If the State electoral law gives them power to waive various parts of the law, when it seems to them a good idea to do so, then they're home free. If it doesn't, and they did it anyway, and if that's an felony, why would declining to prosecute them be a bad thing ?
or even a good thing
What they did wasn't a felony. Which is why this "idea" came from a sheriff, rather than someone actually knowledgeable about law.
So if the legislature made (say) practicing Catholicism a felony, you’d have no problem with that? “If what they did was a felony, then why not prosecute them?”
If something can’t constitutionally be criminalized, it isn’t a felony. And trying to get people to prosecute it shows disrespect for the Constitution and a willingness to flatly ignore it to get at ones personal enemies.
Like legislative and judicial immunity, lquasi-judicial immunity is a constitutional principle.
"I suspect Judge Silberman will prevail on appeal. Judge Sullivan often forgets which branch of government he works for. The Judicial Conference can remind him."

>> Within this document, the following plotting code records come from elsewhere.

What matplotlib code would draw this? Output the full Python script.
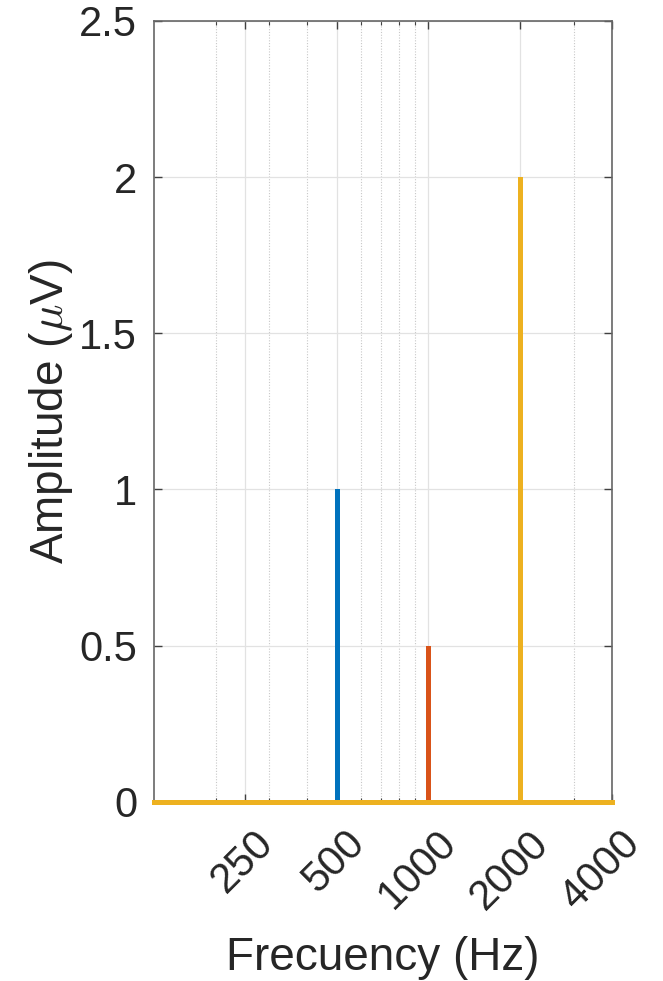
import matplotlib
matplotlib.use("Agg")
import matplotlib.pyplot as plt
from matplotlib.ticker import FixedLocator, NullFormatter
from matplotlib.transforms import ScaledTranslation

plt.rcParams['font.family'] = ['Liberation Sans', 'DejaVu Sans']
plt.rcParams['mathtext.fontset'] = 'cm'

# tone frequencies (Hz) and their amplitudes (uV)
freqs = [500, 1000, 2000]
amps = [1.0, 0.5, 2.0]
colors = ['#0072BD', '#D95319', '#EDB120']

f_min, f_max = 125, 4000
xticks = [250, 500, 1000, 2000, 4000]
xminor = [200, 300, 400, 600, 700, 800, 900, 3000]
yticks = [0, 0.5, 1, 1.5, 2, 2.5]
ytick_labels = ['0', '0.5', '1', '1.5', '2', '2.5']

txt = '#262626'
fig = plt.figure(figsize=(6.63, 9.81), dpi=100)
ax = fig.add_axes([0.2318, 0.1828, 0.6908, 0.7958])

for f, a, c in zip(freqs, amps, colors):
    ax.plot([f_min, f, f, f, f_max], [0, 0, a, 0, 0], color=c, lw=3.6,
            solid_joinstyle='miter', zorder=3, clip_on=False)

ax.set_xscale('log')
ax.set_xlim(f_min, f_max)
ax.set_ylim(0, 2.5)

ax.xaxis.set_major_locator(FixedLocator(xticks))
ax.xaxis.set_minor_locator(FixedLocator(xminor))
ax.xaxis.set_minor_formatter(NullFormatter())
ax.set_xticks(xticks, [str(t) for t in xticks], rotation=45, ha='right',
              va='top', rotation_mode='anchor')
ax.set_yticks(yticks, ytick_labels)

ax.tick_params(which='both', direction='in', top=True, right=True,
               colors='#404040', labelcolor=txt, labelsize=30)
ax.tick_params(which='major', length=6, width=1.0)
ax.tick_params(which='minor', length=3, width=0.8)
ax.tick_params(axis='x', which='major', pad=14)
ax.tick_params(axis='y', which='major', pad=12)

# nudge the rotated frequency labels a little to the right
shift = ScaledTranslation(8 / 100, -2 / 100, fig.dpi_scale_trans)
for lbl in ax.get_xticklabels():
    lbl.set_transform(lbl.get_transform() + shift)

ax.grid(True, which='major', color='#e2e2e2', lw=0.9, ls='-', zorder=0)
ax.grid(True, which='minor', axis='x', color='#c8c8c8', lw=0.8, ls=(0, (1, 1.5)), zorder=0)
ax.set_axisbelow(True)

for s in ax.spines.values():
    s.set_color('#666666')
    s.set_linewidth(1.2)

ax.set_xlabel('Frecuency (Hz)', fontsize=33, color=txt, labelpad=14)
ax.set_ylabel(r'Amplitude ($\mu$V)', fontsize=33, color=txt, labelpad=3)

fig.savefig('out.png', dpi=100)
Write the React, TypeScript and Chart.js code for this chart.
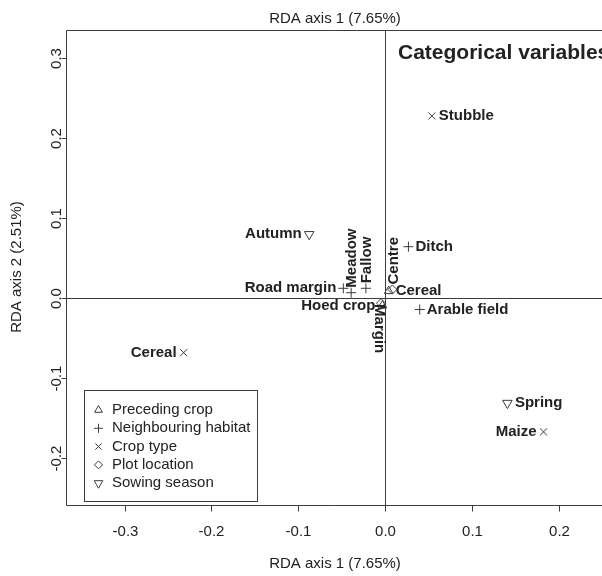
import React, { useEffect, useRef } from 'react';
import { Chart, registerables } from 'chart.js';
import { drawPoint } from 'chart.js/helpers';

Chart.register(...registerables);

// ---------- data ----------
const xTicks = [-0.3, -0.2, -0.1, 0.0, 0.1, 0.2];
const yTicks = [-0.2, -0.1, 0.0, 0.1, 0.2, 0.3];

const precedingNames = ['Cereal', 'Hoed crop'];
const precedingX = [0.0042, -0.003];
const precedingY = [0.009, -0.009];

const habitatNames = ['Road margin', 'Meadow', 'Fallow', 'Ditch', 'Arable field'];
const habitatX = [-0.048, -0.039, -0.022, 0.027, 0.040];
const habitatY = [0.0125, 0.007, 0.0125, 0.0645, -0.014];

const cropNames = ['Stubble', 'Cereal', 'Maize'];
const cropX = [0.054, -0.232, 0.1826];
const cropY = [0.228, -0.068, -0.167];

const locationNames = ['Centre', 'Margin'];
const locationX = [0.0085, -0.0046];
const locationY = [0.011, -0.006];

const seasonNames = ['Autumn', 'Spring'];
const seasonX = [-0.0873, 0.141];
const seasonY = [0.08, -0.131];

const legendLabels = ['Preceding crop', 'Neighbouring habitat', 'Crop type', 'Plot location', 'Sowing season'];

const xTitle = 'RDA axis 1 (7.65%)';
const yTitle = 'RDA axis 2 (2.51%)';
const panelTitle = 'Categorical variables';

// ---------- styles ----------
const FONT = '"Liberation Sans", Arial, Helvetica, sans-serif';
const INK = '#222222';
const LINE = '#3c3c3c';

type Side = 'left' | 'right' | 'up' | 'down';

const groups = [
  { names: precedingNames, xs: precedingX, ys: precedingY, style: 'triangle', rotation: 0, radius: 5,
    sides: ['right', 'left'] as Side[] },
  { names: habitatNames, xs: habitatX, ys: habitatY, style: 'cross', rotation: 0, radius: 5,
    sides: ['left', 'up', 'up', 'right', 'right'] as Side[] },
  { names: cropNames, xs: cropX, ys: cropY, style: 'crossRot', rotation: 0, radius: 5,
    sides: ['right', 'left', 'left'] as Side[] },
  { names: locationNames, xs: locationX, ys: locationY, style: 'rectRot', rotation: 0, radius: 4.5,
    sides: ['up', 'down'] as Side[] },
  { names: seasonNames, xs: seasonX, ys: seasonY, style: 'triangle', rotation: 180, radius: 5.5,
    sides: ['left', 'right'] as Side[] },
];

const fmt = (v: number) => (Math.abs(v) < 1e-9 ? '0.0' : v.toFixed(1));

const overlay = {
  id: 'overlay',
  beforeDatasetsDraw(chart: any) {
    const { ctx, chartArea: a, scales } = chart;
    const sx = scales.x;
    const sy = scales.y;
    ctx.save();
    ctx.strokeStyle = LINE;
    ctx.lineWidth = 1;
    const L = Math.round(a.left) + 0.5;
    const T = Math.round(a.top) + 0.5;
    const B = Math.round(a.bottom) + 0.5;
    const R = a.right + 2;
    // box (left, top, bottom)
    ctx.beginPath();
    ctx.moveTo(R, T);
    ctx.lineTo(L, T);
    ctx.lineTo(L, B);
    ctx.lineTo(R, B);
    ctx.stroke();
    // zero lines
    const x0 = Math.round(sx.getPixelForValue(0)) + 0.5;
    const y0 = Math.round(sy.getPixelForValue(0)) + 0.5;
    ctx.beginPath();
    ctx.moveTo(L, y0);
    ctx.lineTo(R, y0);
    ctx.moveTo(x0, T);
    ctx.lineTo(x0, B);
    ctx.stroke();
    // x ticks
    ctx.fillStyle = INK;
    ctx.font = `15px ${FONT}`;
    ctx.textAlign = 'center';
    ctx.textBaseline = 'middle';
    xTicks.forEach((v) => {
      const px = Math.round(sx.getPixelForValue(v)) + 0.5;
      ctx.beginPath();
      ctx.moveTo(px, B);
      ctx.lineTo(px, B + 6);
      ctx.stroke();
      ctx.fillText(fmt(v), px, 532);
    });
    // y ticks
    yTicks.forEach((v) => {
      const py = Math.round(sy.getPixelForValue(v)) + 0.5;
      ctx.beginPath();
      ctx.moveTo(L, py);
      ctx.lineTo(L - 5, py);
      ctx.stroke();
      ctx.save();
      ctx.translate(57, py);
      ctx.rotate(-Math.PI / 2);
      ctx.fillText(fmt(v), 0, 0);
      ctx.restore();
    });
    // titles
    ctx.textBaseline = 'alphabetic';
    ctx.fillText(xTitle, 335, 23);
    ctx.fillText(xTitle, 335, 568);
    ctx.save();
    ctx.translate(21, 267);
    ctx.rotate(-Math.PI / 2);
    ctx.fillText(yTitle, 0, 0);
    ctx.restore();
    ctx.restore();
  },
  afterDatasetsDraw(chart: any) {
    const { ctx, scales } = chart;
    const sx = scales.x;
    const sy = scales.y;
    ctx.save();
    ctx.fillStyle = INK;
    ctx.font = `bold 15px ${FONT}`;
    ctx.textBaseline = 'middle';
    groups.forEach((g) => {
      g.names.forEach((name, i) => {
        const px = sx.getPixelForValue(g.xs[i]);
        const py = sy.getPixelForValue(g.ys[i]);
        const side = g.sides[i];
        const off = g.radius + 2;
        if (side === 'right') {
          ctx.textAlign = 'left';
          ctx.fillText(name, px + off, py);
        } else if (side === 'left') {
          ctx.textAlign = 'right';
          ctx.fillText(name, px - off, py);
        } else if (side === 'up') {
          ctx.save();
          ctx.translate(px + 1, py - 5);
          ctx.rotate(-Math.PI / 2);
          ctx.textAlign = 'left';
          ctx.fillText(name, 0, 0);
          ctx.restore();
        } else {
          ctx.save();
          ctx.translate(px - 2, py + 1);
          ctx.rotate(Math.PI / 2);
          ctx.textAlign = 'left';
          ctx.fillText(name, 0, 0);
          ctx.restore();
        }
      });
    });
    // panel title
    ctx.font = `bold 21px ${FONT}`;
    ctx.textAlign = 'left';
    ctx.textBaseline = 'alphabetic';
    ctx.fillText(panelTitle, 398, 59);
    // legend
    ctx.strokeStyle = LINE;
    ctx.lineWidth = 1;
    ctx.strokeRect(84.5, 390.5, 173, 111);
    ctx.font = `15px ${FONT}`;
    ctx.textBaseline = 'middle';
    legendLabels.forEach((lab, i) => {
      const ly = 410 + i * 18.3;
      const g = groups[i];
      ctx.save();
      ctx.strokeStyle = LINE;
      ctx.fillStyle = 'rgba(0,0,0,0)';
      ctx.lineWidth = 1;
      drawPoint(ctx, { pointStyle: g.style as any, rotation: g.rotation, radius: g.radius - 0.5, borderWidth: 1 }, 98.5, ly);
      ctx.restore();
      ctx.fillStyle = INK;
      ctx.fillText(lab, 112, ly);
    });
    ctx.restore();
  },
};

export default function App() {
  const ref = useRef<HTMLCanvasElement | null>(null);
  useEffect(() => {
    if (!ref.current) return;
    const datasets = groups.map((g) => ({
      label: g.style,
      data: g.xs.map((x, i) => ({ x, y: g.ys[i] })),
      pointStyle: g.style as any,
      rotation: g.rotation,
      pointRadius: g.radius,
      pointHoverRadius: g.radius,
      borderColor: LINE,
      backgroundColor: 'rgba(0,0,0,0)',
      borderWidth: 1,
      showLine: false,
      clip: false as any,
    }));
    const chart = new Chart(ref.current, {
      type: 'scatter',
      data: { datasets },
      options: {
        responsive: false,
        animation: false,
        devicePixelRatio: 1,
        layout: { autoPadding: false, padding: { left: 66, right: 0, top: 30, bottom: 71 } },
        plugins: { legend: { display: false }, tooltip: { enabled: false }, title: { display: false } },
        scales: {
          x: { type: 'linear', min: -0.3675, max: 0.25, display: false },
          y: { type: 'linear', min: -0.2584, max: 0.3354, display: false },
        },
      },
      plugins: [overlay],
    });
    return () => chart.destroy();
  }, []);
  return (
    <div style={{ position: 'absolute', left: 0, top: 0, width: 602, height: 576, background: '#fff' }}>
      <canvas ref={ref} width={602} height={576} style={{ display: 'block' }} />
    </div>
  );
}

I for one cannot wait for the hysterical post in a few months demanding that the Chief Justice resign when this does not happen.
me too
Judicial appointments are inherently political, so it's important that we prevent judges from being involved in judicial appointments, because then we might not think that those judges (who were appointed by a political judicial appointment process) were political.
Did I get that right?
Why did Silberman wait more than a decade -- maybe two -- to complain about this issue? Has he even attempted to dispel the obvious sense that this is a campaign born of personal animosity or partisanship?
Did Silberman ever complain about a Republican who held a position on the relevant commission?
Why did Silberman think it was a good idea to file this complaint after publicly bragging about how he helped put Clarence Thomas on the D.C. Circuit Court of Appeals?
Is there any reason to believe Silberman is anything other than a partisan clinger and right-wing misfit, or that other judges will (or should) stop rejecting his complaint?
What a loser. Thank goodness for the culture war, reason, and modernity.